▶ **What you will do**
Without the pictures, print the lines running from the beginning of the material to the line containing "(cawsctitle) at (241,40)", both ends included.

▶ **Given information**
* * *
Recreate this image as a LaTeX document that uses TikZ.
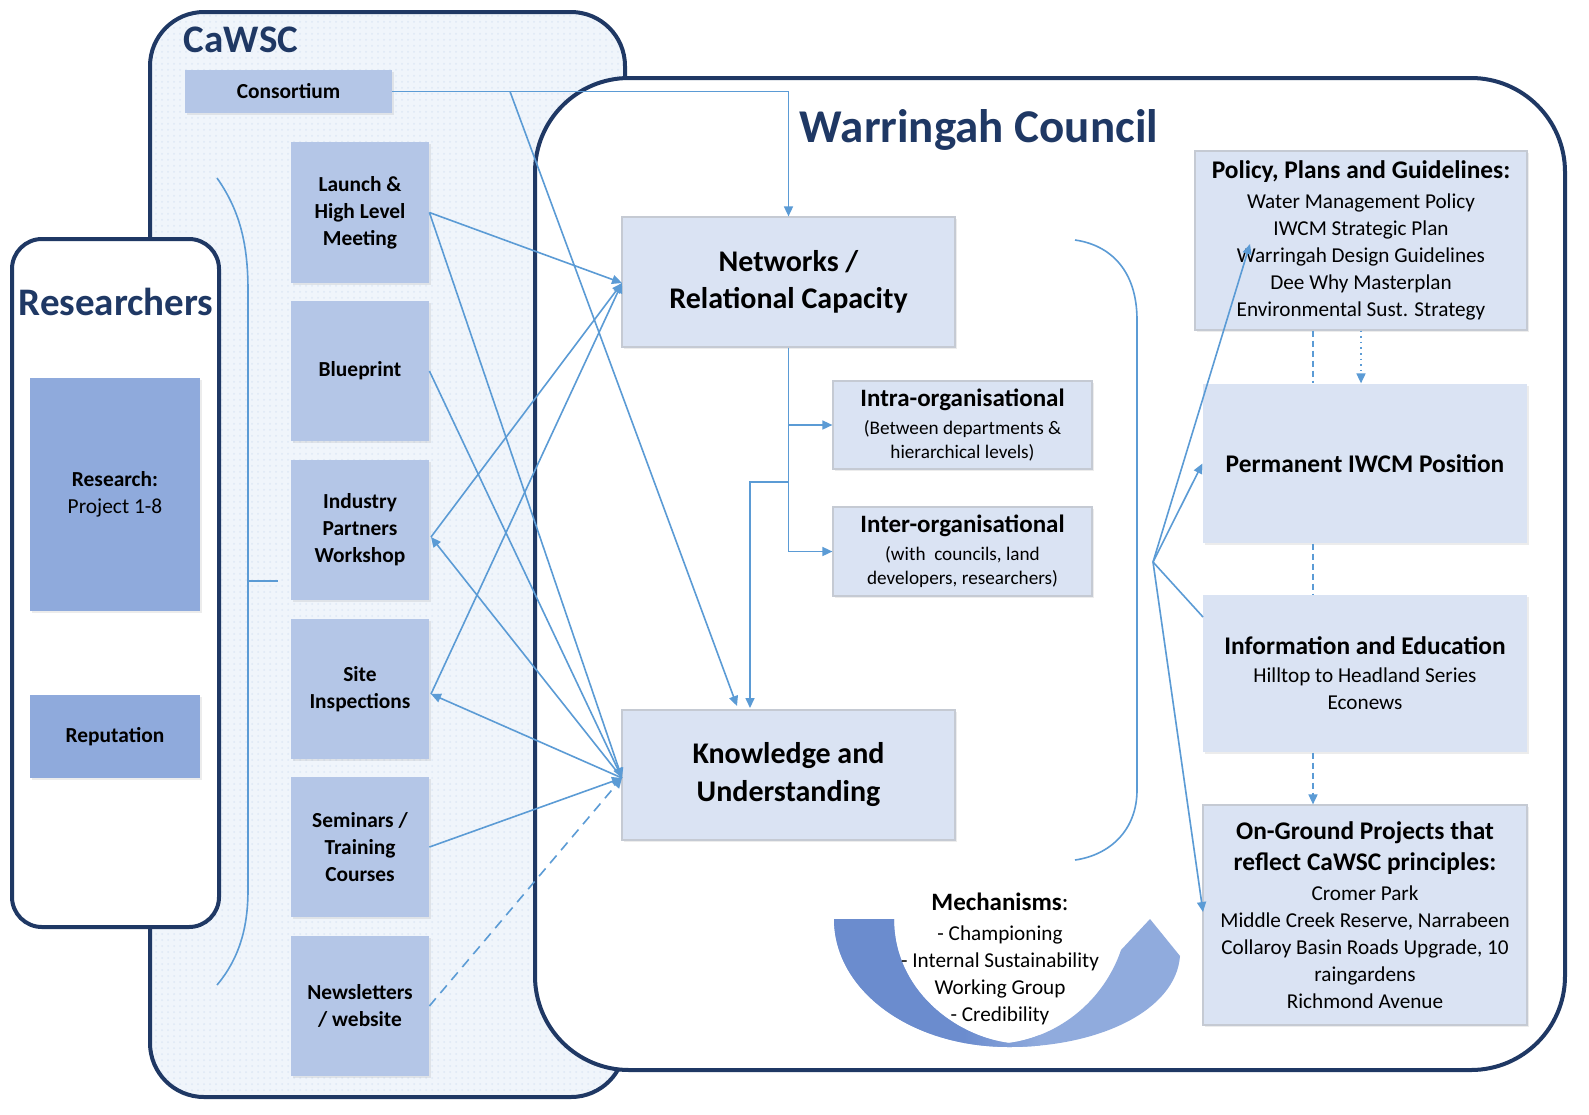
\documentclass[tikz,border=0pt]{standalone}
\usepackage{fontspec}
\setmainfont{Carlito}
\usetikzlibrary{arrows.meta,shadows,patterns,calc}
\definecolor{navy}{HTML}{1F3864}
\definecolor{linkblue}{HTML}{5B9BD5}
\definecolor{cblue}{HTML}{B4C6E7}
\definecolor{rblue}{HTML}{8FAADC}
\definecolor{wblue}{HTML}{DAE3F3}
\definecolor{cawscbg}{HTML}{F0F5FB}
\definecolor{cawscdot}{HTML}{DEE8F5}
\definecolor{mechdark}{HTML}{6B8CCE}
\definecolor{mechlight}{HTML}{90ABDD}
\definecolor{boxedge}{HTML}{C5CAD3}
\newcommand\boxhead{\fontsize{12.7}{13.5}\selectfont\bfseries}
\tikzset{
  wh/.style 2 args={minimum width=#1*0.5pt, minimum height=#2*0.5pt},
  outerbox/.style={draw=navy, line width=2pt},
  softshadow/.style={drop shadow={shadow xshift=1.2pt, shadow yshift=-1.2pt, opacity=0.15}},
  cbox/.style={fill=cblue, inner sep=0pt, align=center, softshadow,
    font=\fontsize{10.7}{13.5}\selectfont\bfseries},
  rbox/.style={cbox, fill=rblue},
  wbox/.style={fill=wblue, draw=boxedge, line width=0.6pt, inner sep=0pt, align=center, softshadow,
    font=\fontsize{10.6}{13.5}\selectfont},
  wboxplain/.style={wbox, draw=none},
  bigtitle/.style={text=navy, inner sep=0pt, font=\fontsize{19.5}{22}\selectfont\bfseries},
  link/.style={draw=linkblue, line width=0.8pt},
  arr/.style={-{Triangle[length=5pt,width=4.5pt]}},
  dlink/.style={link, dash pattern=on 3pt off 2pt},
}
\begin{document}
\begin{tikzpicture}[x=0.5pt,y=-0.5pt]
\useasboundingbox (0,0) rectangle (1589,1114);

% ---------- CaWSC frame ----------
\node[outerbox, rounded corners=27pt, wh={475}{1085}, preaction={fill=cawscbg},
      pattern=dots, pattern color=cawscdot] (cawsc) at (387.5,554.5) {};
\node[bigtitle] (cawsctitle) at (241,40) {CaWSC};

\node[cbox, wh={207}{43}] (cons) at (288.5,91.5) {Consortium};
\node[cbox, wh={138}{141}] (launch) at (360,212.5) {Launch \&\\High Level\\Meeting};
\node[cbox, wh={138}{140}] (blue) at (360,371) {Blueprint};
\node[cbox, wh={138}{140}] (ind) at (360,530) {Industry\\Partners\\Workshop};
\node[cbox, wh={138}{140}] (site) at (360,689) {Site\\Inspections};
\node[cbox, wh={138}{140}] (sem) at (360,847) {Seminars /\\Training\\Courses};
\node[cbox, wh={138}{140}] (news) at (360,1006) {Newsletters\\/ website};

% left bracket
\draw[link] (217,178) .. controls (238,208) and (248,240) .. (248,290) -- (248,890)
            .. controls (248,930) and (238,960) .. (217,985);
\coordinate (tickA) at (248,581);
\coordinate (tickB) at (278,581);
\draw[link] (tickA) -- (tickB);

% ---------- Researchers frame ----------
\node[outerbox, fill=white, rounded corners=15pt, wh={207}{688}] (resf) at (115.5,583) {};
\node[bigtitle] (restitle) at (116,302) {Researchers};
\node[rbox, wh={170}{233}] (research) at (115,494.5) {Research:\\{\mdseries Project 1-8}};
\node[rbox, wh={170}{83}] (rep) at (115,736.5) {Reputation};

% ---------- Warringah frame ----------
\node[outerbox, fill=white, rounded corners=47pt, wh={1030}{992}] (warf) at (1050,574) {};
\node[bigtitle, font=\fontsize{23.5}{26}\selectfont\bfseries] (wtitle) at (979,130) {Warringah Council};

\node[wbox, font=\fontsize{15}{18.5}\selectfont\bfseries, wh={333}{130}] (net) at (788.5,282)
  {Networks /\\Relational Capacity};
\node[wbox, font=\fontsize{15}{19}\selectfont\bfseries, wh={333}{130}] (know) at (788.5,775)
  {Knowledge and\\Understanding};
\node[wbox, font=\fontsize{9.6}{12}\selectfont, wh={259}{88}] (intra) at (962.5,425)
  {{\fontsize{12.5}{12}\selectfont\bfseries Intra-organisational}\\[2pt](Between departments \&\\hierarchical levels)};
\node[wbox, font=\fontsize{9.6}{12}\selectfont, wh={259}{89}] (inter) at (962.5,551.5)
  {{\fontsize{12.5}{12}\selectfont\bfseries Inter-organisational}\\[2pt](with\ \ councils, land\\developers, researchers)};

\node[wbox, wh={332}{179}] (pol) at (1361,240.5)
  {{\boxhead Policy, Plans and Guidelines:}\\[1.5pt]Water Management Policy\\IWCM Strategic Plan\\Warringah Design Guidelines\\Dee Why Masterplan\\Environmental Sust. Strategy};
\node[wboxplain, wh={324}{159}] (perm) at (1365,463.5) {\boxhead Permanent IWCM Position};
\node[wboxplain, wh={324}{157}] (info) at (1365,673.5)
  {{\boxhead Information and Education}\\[0.5pt]Hilltop to Headland Series\\Econews};
\node[wbox, wh={324}{220}] (ong) at (1365,915)
  {{\boxhead On-Ground Projects that}\\[2pt]{\boxhead reflect CaWSC principles:}\\[1.5pt]Cromer Park\\Middle Creek Reserve, Narrabeen\\Collaroy Basin Roads Upgrade, 10\\raingardens\\Richmond Avenue};

% right bracket
\draw[link] (1075,240) .. controls (1110,245) and (1137,270) .. (1137,320) -- (1137,790)
            .. controls (1137,830) and (1110,855) .. (1075,860);

% ---------- Mechanisms crescent ----------
\def\mechpath{(834,919) -- (894,919) .. controls (894,990) and (955,1036) .. (1009,1043)
   .. controls (1060,1036) and (1104,1000) .. (1121,950) -- (1150,919) -- (1180,956)
   .. controls (1176,1010) and (1100,1047) .. (1009,1047)
   .. controls (910,1047) and (834,990) .. (834,919) -- cycle}
\begin{scope}
  \clip \mechpath;
  \fill[mechlight] (820,900) rectangle (1200,1060);
  \fill[mechdark] (820,900) rectangle (965,1060);
  \shade[left color=mechdark, right color=mechlight] (964,900) rectangle (1040,1060);
\end{scope}
\node[font=\fontsize{10.6}{13.5}\selectfont, align=center, inner sep=0pt] (mech) at (1000,959)
  {{\fontsize{12.5}{13.5}\selectfont\bfseries Mechanisms}{\fontsize{12.5}{13.5}\selectfont:}\\[1.5pt]- Championing\\- Internal Sustainability\\Working Group\\- Credibility};

% ---------- connectors ----------
\coordinate (consb) at (510,91.5);
\coordinate (kcons) at (737,706);
\coordinate (netin) at (622,283);
\coordinate (kin) at (622,778);
\coordinate (indp) at (431,537);
\coordinate (sitep) at (431,694);
\coordinate (kbr) at (788.5,482);
\coordinate (kdown) at (750,708);

\draw[link, arr] (cons.east) -| (net.north);
\draw[link, arr] (consb) -- (kcons);
\draw[link, arr] (net.south) |- (inter.west);
\draw[link, arr] (net.south |- intra.west) -- (intra.west);
\draw[link, arr] (kbr) -| (kdown);

\draw[link, arr] (launch.east) -- (netin);
\draw[link, arr] (launch.east) -- (kin);
\draw[link, arr] (blue.east) -- (kin);
\draw[link, arr] (indp) -- (netin);
\draw[link, arr] (kin) -- (indp);
\draw[link, arr] (sitep) -- (netin);
\draw[link, arr] (kin) -- (sitep);
\draw[link, arr] (sem.east) -- (kin);
\draw[link, arr, dash pattern=on 5pt off 3.5pt] (news.east) -- (kin);

% fan to the right column
\coordinate (fan) at (1153,562);
\coordinate (poltip) at (1250,244);
\coordinate (infop) at (1203,617);
\coordinate (ongp) at (1203,912);
\draw[link, arr] (fan) -- (poltip);
\draw[link, arr] (fan) -- (perm.west);
\draw[link] (fan) -- (infop);
\draw[link, arr] (fan) -- (ongp);

% dashed links in the right column
\coordinate (dashx) at (1313,0);
\draw[dlink] (pol.south -| dashx) -- (perm.north -| dashx);
\draw[link, arr, dotted] (pol.south) -- (perm.north -| pol.south);
\draw[dlink] (perm.south -| dashx) -- (info.north -| dashx);
\draw[dlink, arr] (info.south -| dashx) -- (ong.north -| dashx);
\end{tikzpicture}
\end{document}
* * *
▶ **Final answer**
Recreate this image as a LaTeX document that uses TikZ.
\documentclass[tikz,border=0pt]{standalone}
\usepackage{fontspec}
\setmainfont{Carlito}
\usetikzlibrary{arrows.meta,shadows,patterns,calc}
\definecolor{navy}{HTML}{1F3864}
\definecolor{linkblue}{HTML}{5B9BD5}
\definecolor{cblue}{HTML}{B4C6E7}
\definecolor{rblue}{HTML}{8FAADC}
\definecolor{wblue}{HTML}{DAE3F3}
\definecolor{cawscbg}{HTML}{F0F5FB}
\definecolor{cawscdot}{HTML}{DEE8F5}
\definecolor{mechdark}{HTML}{6B8CCE}
\definecolor{mechlight}{HTML}{90ABDD}
\definecolor{boxedge}{HTML}{C5CAD3}
\newcommand\boxhead{\fontsize{12.7}{13.5}\selectfont\bfseries}
\tikzset{
  wh/.style 2 args={minimum width=#1*0.5pt, minimum height=#2*0.5pt},
  outerbox/.style={draw=navy, line width=2pt},
  softshadow/.style={drop shadow={shadow xshift=1.2pt, shadow yshift=-1.2pt, opacity=0.15}},
  cbox/.style={fill=cblue, inner sep=0pt, align=center, softshadow,
    font=\fontsize{10.7}{13.5}\selectfont\bfseries},
  rbox/.style={cbox, fill=rblue},
  wbox/.style={fill=wblue, draw=boxedge, line width=0.6pt, inner sep=0pt, align=center, softshadow,
    font=\fontsize{10.6}{13.5}\selectfont},
  wboxplain/.style={wbox, draw=none},
  bigtitle/.style={text=navy, inner sep=0pt, font=\fontsize{19.5}{22}\selectfont\bfseries},
  link/.style={draw=linkblue, line width=0.8pt},
  arr/.style={-{Triangle[length=5pt,width=4.5pt]}},
  dlink/.style={link, dash pattern=on 3pt off 2pt},
}
\begin{document}
\begin{tikzpicture}[x=0.5pt,y=-0.5pt]
\useasboundingbox (0,0) rectangle (1589,1114);

% ---------- CaWSC frame ----------
\node[outerbox, rounded corners=27pt, wh={475}{1085}, preaction={fill=cawscbg},
      pattern=dots, pattern color=cawscdot] (cawsc) at (387.5,554.5) {};
\node[bigtitle] (cawsctitle) at (241,40) {CaWSC};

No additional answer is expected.